Dr. Alexander Young, the interim director at the Jane and Terry Semel Institute for Neuroscience and Human Behavior at the University of California Los Angeles, said the study results aren’t surprising.

“We’ve known for about 10 to 15 years that people with mental illness and addiction have a high rate of premature mortality due to medical problems and inadequate treatment of medical problems,” Young told Healthline.

“[People] with mental health and addiction tend to be socioeconomically more disadvantaged, they have lives that are more chaotic, they have fewer financial resources, and they have more unstable… personal social situations with regard to… housing, family, work, things like that, which also has an effect on their ability to engage meaningfully in primary care,” he added.

In the United States, more than 50 percent of people will receive a mental illness or disorder diagnosis at some point in their life.

One in 5 people in the United States experience mental illness every year, and 1 in 25 live with serious mental illness such as bipolar disorder, depression, or schizophrenia.

“The brain controls the body, and when things go wrong in the brain, like depression, and certainly substance abuse, the ability of the brain to regulate the body is impaired. And so a lot of the stress response and other systems in the body that help it cope with cardiovascular and metabolic disease don’t work as well when you have a mental illness,” explained Dr. David Spiegel, a professor and associate chair of Psychiatry & Behavioral Sciences at Stanford University School of Medicine in California.

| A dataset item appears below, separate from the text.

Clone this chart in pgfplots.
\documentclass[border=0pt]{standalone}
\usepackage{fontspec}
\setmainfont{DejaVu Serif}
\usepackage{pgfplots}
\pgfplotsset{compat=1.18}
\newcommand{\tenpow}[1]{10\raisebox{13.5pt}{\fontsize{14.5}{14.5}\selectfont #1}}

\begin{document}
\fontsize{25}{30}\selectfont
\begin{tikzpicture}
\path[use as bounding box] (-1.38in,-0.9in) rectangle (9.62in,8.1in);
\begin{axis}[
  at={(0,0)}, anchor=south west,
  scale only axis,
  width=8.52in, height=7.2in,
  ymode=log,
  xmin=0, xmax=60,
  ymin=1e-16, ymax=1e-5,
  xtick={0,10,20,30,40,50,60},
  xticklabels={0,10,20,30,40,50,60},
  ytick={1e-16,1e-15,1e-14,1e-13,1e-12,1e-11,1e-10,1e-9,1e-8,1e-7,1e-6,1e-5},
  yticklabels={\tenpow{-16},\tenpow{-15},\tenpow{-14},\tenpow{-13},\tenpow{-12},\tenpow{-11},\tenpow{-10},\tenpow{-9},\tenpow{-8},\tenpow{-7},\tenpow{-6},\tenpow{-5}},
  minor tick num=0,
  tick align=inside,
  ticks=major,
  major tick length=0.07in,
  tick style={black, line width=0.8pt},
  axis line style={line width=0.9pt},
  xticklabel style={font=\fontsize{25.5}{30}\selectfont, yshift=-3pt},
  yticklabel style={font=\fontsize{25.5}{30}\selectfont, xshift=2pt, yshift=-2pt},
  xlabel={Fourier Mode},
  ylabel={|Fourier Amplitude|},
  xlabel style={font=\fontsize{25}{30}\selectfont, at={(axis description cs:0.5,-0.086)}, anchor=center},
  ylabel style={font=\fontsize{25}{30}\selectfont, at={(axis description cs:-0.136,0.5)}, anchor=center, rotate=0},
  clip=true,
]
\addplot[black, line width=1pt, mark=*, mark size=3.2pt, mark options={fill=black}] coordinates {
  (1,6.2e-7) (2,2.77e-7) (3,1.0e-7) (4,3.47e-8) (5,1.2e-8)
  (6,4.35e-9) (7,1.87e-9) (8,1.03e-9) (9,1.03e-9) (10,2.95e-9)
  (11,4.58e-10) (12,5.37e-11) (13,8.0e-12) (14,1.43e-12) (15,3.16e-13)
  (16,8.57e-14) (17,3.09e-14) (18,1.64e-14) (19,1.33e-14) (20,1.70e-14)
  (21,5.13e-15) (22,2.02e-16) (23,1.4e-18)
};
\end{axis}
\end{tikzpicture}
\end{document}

“Part of it has to do with the interaction of mental illness with physiological stress response systems, but there are other factors, too,” Spiegel told Healthline. “Social support has survival value. Unmarried cancer patients die 4 months earlier than married cancer patients independent of the type of cancer or other risk factors. We’re social creatures. We don’t do as well, especially when we’re sick, without good social support.”

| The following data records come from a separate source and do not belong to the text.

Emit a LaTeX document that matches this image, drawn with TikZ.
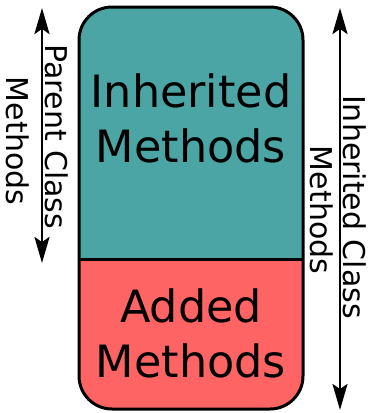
\documentclass[tikz,border=0pt]{standalone}
\usepackage{fontspec}
\setmainfont{DejaVu Sans}
\usetikzlibrary{arrows.meta}
\definecolor{inhcol}{RGB}{75,165,165}
\definecolor{addcol}{RGB}{255,100,100}
\tikzset{
  bigtext/.style={font=\fontsize{44.5}{55}\selectfont, align=center, inner sep=0pt},
  sidetext/.style={font=\fontsize{30}{36}\selectfont, inner sep=0pt, rotate=-90},
  tip/.style={Stealth[length=26pt,width=15pt,inset=5pt]},
  span/.style={line width=2.5pt, {Stealth[length=26pt,width=15pt,inset=5pt]}-{Stealth[length=26pt,width=15pt,inset=5pt]}},
  outline/.style={line width=3pt, line join=round}
}
\begin{document}
\begin{tikzpicture}[x=1pt,y=1pt]
  \useasboundingbox (0,0) rectangle (372,-413);
  % class body: inherited part on top, added part below
  \fill[inhcol] (79,-259) -- (79,-40) arc[start angle=180,end angle=90,radius=33] -- (270,-7) arc[start angle=90,end angle=0,radius=33] -- (303,-259) -- cycle;
  \fill[addcol] (79,-259) -- (79,-376) arc[start angle=180,end angle=270,radius=33] -- (270,-409) arc[start angle=270,end angle=360,radius=33] -- (303,-259) -- cycle;
  \draw[outline] (79,-259) -- (303,-259);
  \draw[outline, rounded corners=33pt] (79,-7) rectangle (303,-409);
  \node[bigtext] (inh) at (191,-118) {Inherited\\Methods};
  \node[bigtext] (add) at (191,-333) {Added\\Methods};
  % left span: parent class methods
  \coordinate (ltop) at (42,-8);
  \coordinate (lbot) at (42,-263);
  \draw[span] (ltop) -- (lbot);
  \node[sidetext] (pc) at (57,-137) {Parent Class};
  \node[sidetext] (pm) at (18,-141) {Methods};
  % right span: inherited class methods
  \coordinate (rtop) at (340,-8);
  \coordinate (rbot) at (340,-410);
  \draw[span] (rtop) -- (rbot);
  \node[sidetext] (ic) at (355,-207) {Inherited Class};
  \node[sidetext] (im) at (322,-210) {Methods};
\end{tikzpicture}
\end{document}
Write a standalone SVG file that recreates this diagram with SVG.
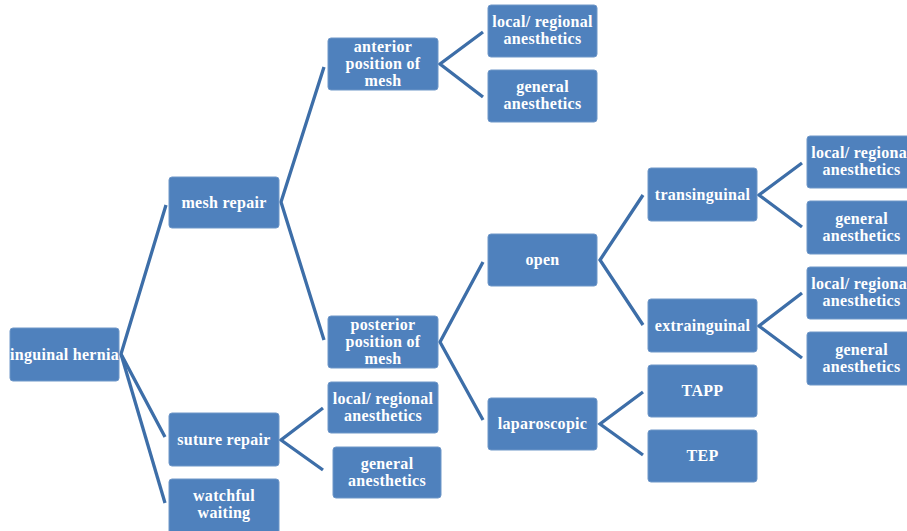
<svg xmlns="http://www.w3.org/2000/svg" width="907" height="531" viewBox="0 0 907 531">
<style>
.n rect{fill:#4f81bd;stroke:#6f97c8;stroke-width:1}
.n text{fill:#ffffff;font-family:"Liberation Serif","DejaVu Serif",serif;font-weight:bold;font-size:16px;letter-spacing:0.3px;text-anchor:middle}
.c polyline{fill:none;stroke:#3d6ea8;stroke-width:3.3;stroke-linejoin:miter}
</style>
<rect x="0" y="0" width="907" height="531" fill="#ffffff"/>
<g id="connectors" class="c">
<polyline points="166,205 121,354 165,437"/>
<polyline points="121,354 165,503"/>
<polyline points="324,67 281,202 324,340"/>
<polyline points="483,32 440,64 483,97"/>
<polyline points="483,262 440,342 483,420"/>
<polyline points="643,195 600,260 643,325"/>
<polyline points="643,392 600,424 643,455"/>
<polyline points="802,163 759,195 802,227"/>
<polyline points="802,293 759,326 802,358"/>
<polyline points="323,408 281,440 323,470"/>
</g>
<g id="inguinal-hernia" class="n"><rect x="10" y="328" width="109" height="53" rx="3"/><text x="64.5" y="359.5">inguinal hernia</text></g>
<g id="mesh-repair" class="n"><rect x="169" y="177" width="110" height="51" rx="3"/><text x="224" y="207.5">mesh repair</text></g>
<g id="suture-repair" class="n"><rect x="169" y="413" width="110" height="53" rx="3"/><text x="224" y="444.5">suture repair</text></g>
<g id="watchful-waiting" class="n"><rect x="169" y="479" width="110" height="56" rx="3"/><text x="224" y="501">watchful</text><text x="224" y="518">waiting</text></g>
<g id="anterior" class="n"><rect x="328" y="38" width="110" height="52" rx="3"/><text x="383" y="52">anterior</text><text x="383" y="69">position of</text><text x="383" y="86">mesh</text></g>
<g id="posterior" class="n"><rect x="328" y="316" width="110" height="52" rx="3"/><text x="383" y="330">posterior</text><text x="383" y="347">position of</text><text x="383" y="364">mesh</text></g>
<g id="suture-local" class="n"><rect x="328" y="382" width="110" height="51" rx="3"/><text x="383" y="404">local/ regional</text><text x="383" y="421">anesthetics</text></g>
<g id="suture-general" class="n"><rect x="333" y="447" width="108" height="51" rx="3"/><text x="387" y="469">general</text><text x="387" y="486">anesthetics</text></g>
<g id="anterior-local" class="n"><rect x="488" y="5" width="109" height="52" rx="3"/><text x="542.5" y="27">local/ regional</text><text x="542.5" y="44">anesthetics</text></g>
<g id="anterior-general" class="n"><rect x="488" y="70" width="109" height="52" rx="3"/><text x="542.5" y="92">general</text><text x="542.5" y="109">anesthetics</text></g>
<g id="open" class="n"><rect x="488" y="234" width="109" height="52" rx="3"/><text x="542.5" y="265">open</text></g>
<g id="laparoscopic" class="n"><rect x="488" y="398" width="109" height="52" rx="3"/><text x="542.5" y="429">laparoscopic</text></g>
<g id="transinguinal" class="n"><rect x="648" y="168" width="109" height="53" rx="3"/><text x="702.5" y="199.5">transinguinal</text></g>
<g id="extrainguinal" class="n"><rect x="648" y="299" width="109" height="53" rx="3"/><text x="702.5" y="330.5">extrainguinal</text></g>
<g id="tapp" class="n"><rect x="648" y="365" width="109" height="52" rx="3"/><text x="702.5" y="396">TAPP</text></g>
<g id="tep" class="n"><rect x="648" y="430" width="109" height="52" rx="3"/><text x="702.5" y="461">TEP</text></g>
<g id="trans-local" class="n"><rect x="807" y="136" width="109" height="52" rx="3"/><text x="861.5" y="158">local/ regional</text><text x="861.5" y="175">anesthetics</text></g>
<g id="trans-general" class="n"><rect x="807" y="201" width="109" height="53" rx="3"/><text x="861.5" y="223.5">general</text><text x="861.5" y="240.5">anesthetics</text></g>
<g id="extra-local" class="n"><rect x="807" y="267" width="109" height="52" rx="3"/><text x="861.5" y="289">local/ regional</text><text x="861.5" y="306">anesthetics</text></g>
<g id="extra-general" class="n"><rect x="807" y="332" width="109" height="53" rx="3"/><text x="861.5" y="354.5">general</text><text x="861.5" y="371.5">anesthetics</text></g>
</svg>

The study authors argue that identifying and treating substance use disorders and depression in people who come to hospitals with chronic health conditions could improve mortality rates.

Spiegel agrees.

“Psychiatric problems are medical problems,” he said. “And the best treatment is the thing that helps people not only with the parts of their bodies that are malfunctioning, but with parts of their body that regulates the whole story, and that’s their brain. Treating brain problems, including habit problems… and depression, is an effective medical treatment.”